Good points, Marley, here's my follow-up question:

Would social conservatives accept the idea that the State shouldn't be regulating something called "Marriage" at all, that it is best left to churches?

Perhaps we should eliminate "marriage" from our lawbooks altogether, and replace it with "civil unions" which are bonds between people that for legal reasons the state does have an interest in regulating. For immigration, adoption and transfer of assets purposes, for example. Of course, the immigration status thing would be different than the others, but that's a long story. Anyway... That way people regardless of how they come to wish to be in civil unions could be in them, be they gay couples, straight couples, or lifelong roommates.

While I think that this is the correct public policy (I really do believe that government should get out of the marriage business in general) I can't imagine that advocating this would be politically expedient. But then again, that could be my own prejudice against socially conservative religious people. Anyone have any ideas?


In theory I agree, but what you suggest is akin to putting the genie back in the bottle.

The first step would be to get socially conservative religious people to acknowledge the difference between civil and religious marriages. That's probably most easily accomplished by appealing to vanity. The religious rites are more exclusive and discrimination is allowed and even encouraged, so therefore a religious marriage must be more desirable than a civil marriage. After all, anyone can get a civil marriage; but only people who meet certain criteria can be married in the XYZ faith.

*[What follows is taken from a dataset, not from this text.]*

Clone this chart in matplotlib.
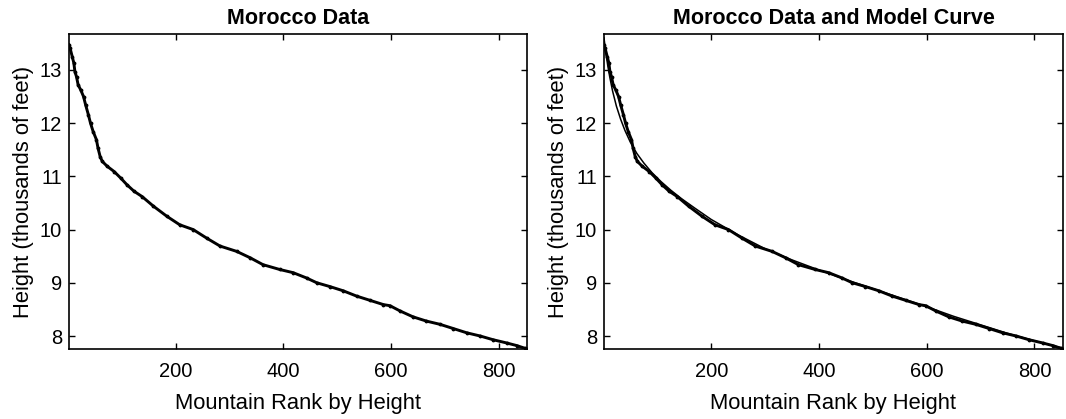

Yet the actual benefits are intangible, or faith-based. If you don't believe you are actually getting married before God, then what's the point of a religious ceremony? If you do believe the religious rite makes your marriage binding before God, then why worry about people who aren't willing or able to make that same committment.

Sadly, I bet the religious satisfaction alone wouldn't be enough for many people. There would probably have to be some tax benefit available only to religious marriages before we could pry them apart from the lowly civil unions.